Language acquisition in a unification-based grammar processing system using a real-world knowledge base

One of the obstacles to be overcome in Natural Language Understanding is the existence of lexical gaps; that is, words or word senses which are not in the lexicon of the system. No lexicon, whether hand-coded or derived from an on-line dictionary, can ever be complete, in the sense of having entries for every word encountered in every syntactic category and with every semantic sense with which it may be used. In order to address this issue, this thesis describes the implementation of MURRAY, a learning mechanism which is able to (i) infer the syntactic properties of a new lexical item from its syntactic environment; (ii) infer the meaning of a novel lexical item based on context and a domain-specific database of real-world knowledge; and (iii) combine those syntactic and semantic properties of a given unknown word inferred from multiple pieces of input, resulting in a version space of possible lexical entries for the unknown, each consistent with all environments in which it has been encountered.
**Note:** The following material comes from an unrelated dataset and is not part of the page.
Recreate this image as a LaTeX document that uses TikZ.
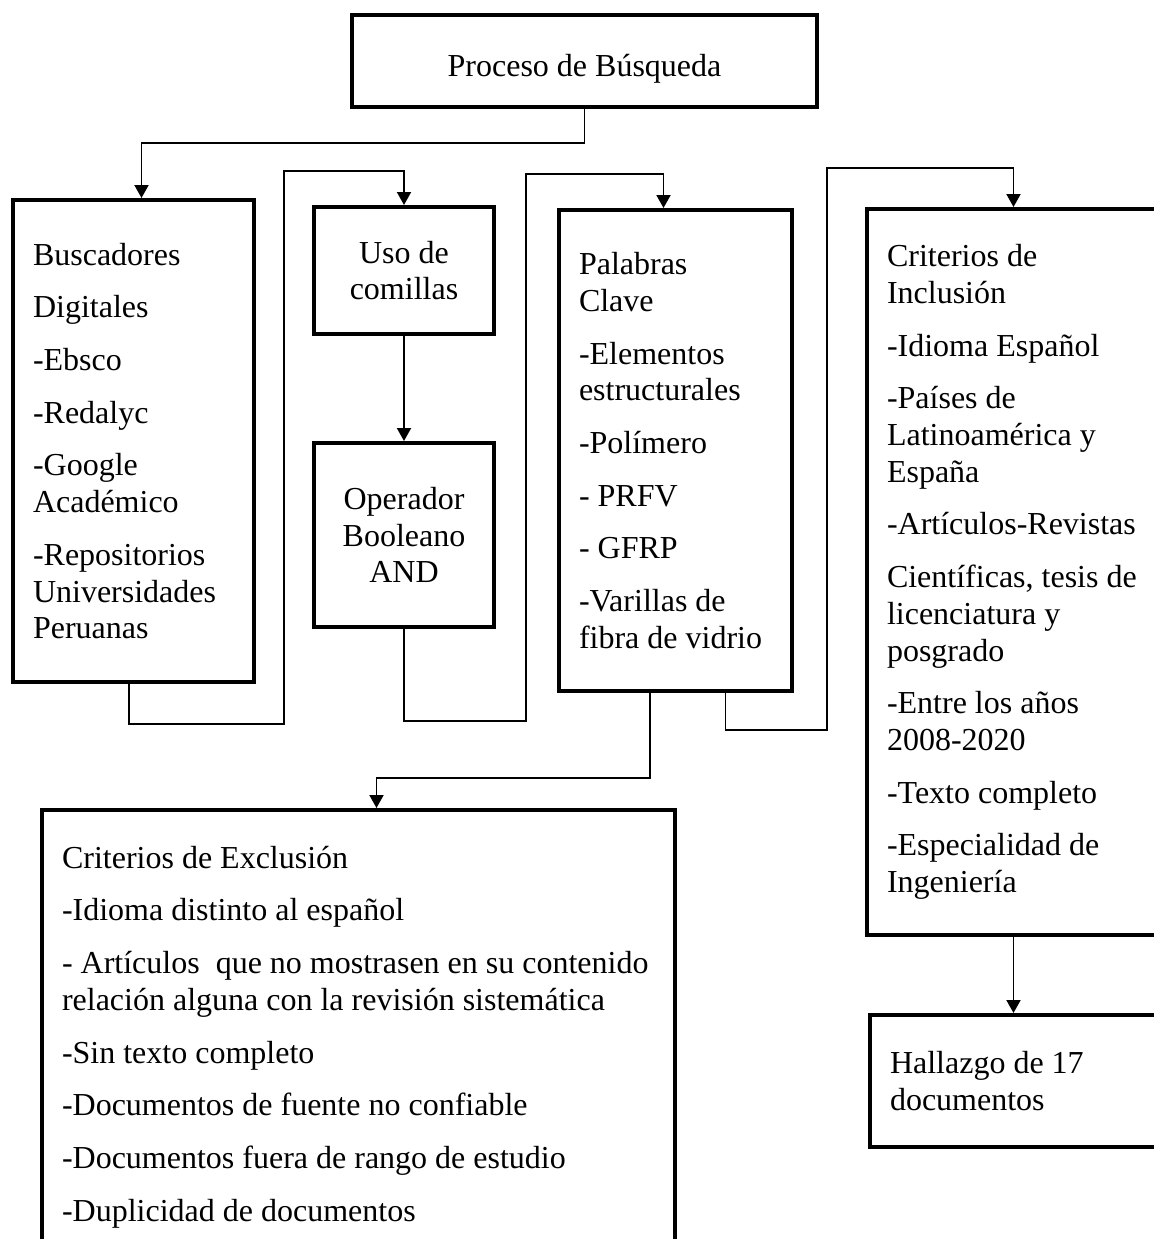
\documentclass[tikz,border=0pt]{standalone}
\usepackage{fontspec}
\setmainfont{Liberation Serif}
\usetikzlibrary{arrows.meta}

\begin{document}
\begin{tikzpicture}[x=0.5pt, y=-0.5pt, >={Triangle[length=6.5pt,width=7pt]},
  box/.style={draw, line width=2pt, inner xsep=11pt, inner ysep=4pt,
    anchor=north west, font=\fontsize{16pt}{18.35pt}\selectfont},
  lbox/.style={box, align=flush left, inner xsep=10pt},
  cbox/.style={box, align=flush center},
  link/.style={line width=0.95pt}]
  \useasboundingbox (0,0) rectangle (1154,1239);
  \clip (0,0) rectangle (1154,1239);
  % boxes
  \node[cbox, minimum width=232.5pt, minimum height=46pt, text height=15pt, text depth=0pt] (proc) at (350,13)
    {Proceso de Búsqueda};
  \node[lbox, text width=100.5pt, minimum height=241pt] (busc) at (11,198)
    {Buscadores\\[8pt] Digitales\\[8pt] -Ebsco\\[8pt] -Redalyc\\[8pt] -Google\\ Académico\\[8pt]
     -Repositorios\\ Universidades\\ Peruanas};
  \node[cbox, minimum width=90pt, minimum height=63.5pt] (comi) at (312,205) {Uso de\\ comillas};
  \node[cbox, minimum width=90pt, minimum height=92pt] (oper) at (312,441) {Operador\\ Booleano\\ AND};
  \node[lbox, text width=96.5pt, minimum height=240.5pt] (pala) at (557,208)
    {Palabras\\ Clave\\[8pt] -Elementos\\ estructurales\\[8pt] -Polímero\\[8pt] - PRFV\\[8pt] - GFRP\\[8pt]
     -Varillas de\\ fibra de vidrio};
  \node[lbox, text width=126.5pt, minimum height=363pt] (incl) at (865,207)
    {Criterios de\\ Inclusión\\[8pt] -Idioma Español\\[8pt] -Países de\\ Latinoamérica y\\ España\\[8pt]
     -Artículos-Revistas\\[8pt] Científicas, tesis de\\ licenciatura y\\ posgrado\\[8pt]
     -Entre los años\\ 2008-2020\\[8pt] -Texto completo\\[8pt] -Especialidad de\\ Ingeniería};
  \node[lbox, text width=126pt, minimum height=66pt] (hall) at (868,1013) {Hallazgo de 17\\ documentos};
  \node[lbox, text width=296.5pt, minimum height=227pt] (excl) at (40,808)
    {Criterios de Exclusión\\[8pt] -Idioma distinto al español\\[8pt]
     - Artículos\ \ que no mostrasen en su contenido\\ relación alguna con la revisión sistemática\\[8pt]
     -Sin texto completo\\[8pt] -Documentos de fuente no confiable\\[8pt]
     -Documentos fuera de rango de estudio\\[8pt] -Duplicidad de documentos};
  % connectors
  \draw[link, ->] (proc.south) -- ++(0,34) -| ([xshift=4pt]busc.north);
  \draw[link, ->] ([xshift=-2.25pt]busc.south) -- ++(0,40) -| (284,171) -| (comi.north);
  \draw[link, ->] (comi.south) -- (oper.north);
  \draw[link, ->] (oper.south) -- ++(0,92) -| (526,174) -| ([xshift=-6pt]pala.north);
  \draw[link, ->] ([xshift=25pt]pala.south) -- ++(0,37) -| (827,168) -| (incl.north);
  \draw[link, ->] ([xshift=-12.75pt]pala.south) -- ++(0,85) -| ([xshift=9pt]excl.north);
  \draw[link, ->] (incl.south) -- (incl.south |- hall.north);
\end{tikzpicture}
\end{document}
MURRAY is an extension to an existing unification-based grammar processing system, U scNICORN. It has been implemented to operate with grammars written in the style of Head-Driven Phrase Structure Grammar, though it is compatible with any unification-based grammar formalism. On each encounter with a word which does not exist in the lexicon of the system, MURRAY constructs a lexical version hyperspace, a disjunction of version spaces, one for each possible syntactic category that the unknown could be in the given linguistic context. On each encounter with the unknown, information from the version spaces thus constructed is combined, so that from multiple inputs, the system converges on the target definition of the new word.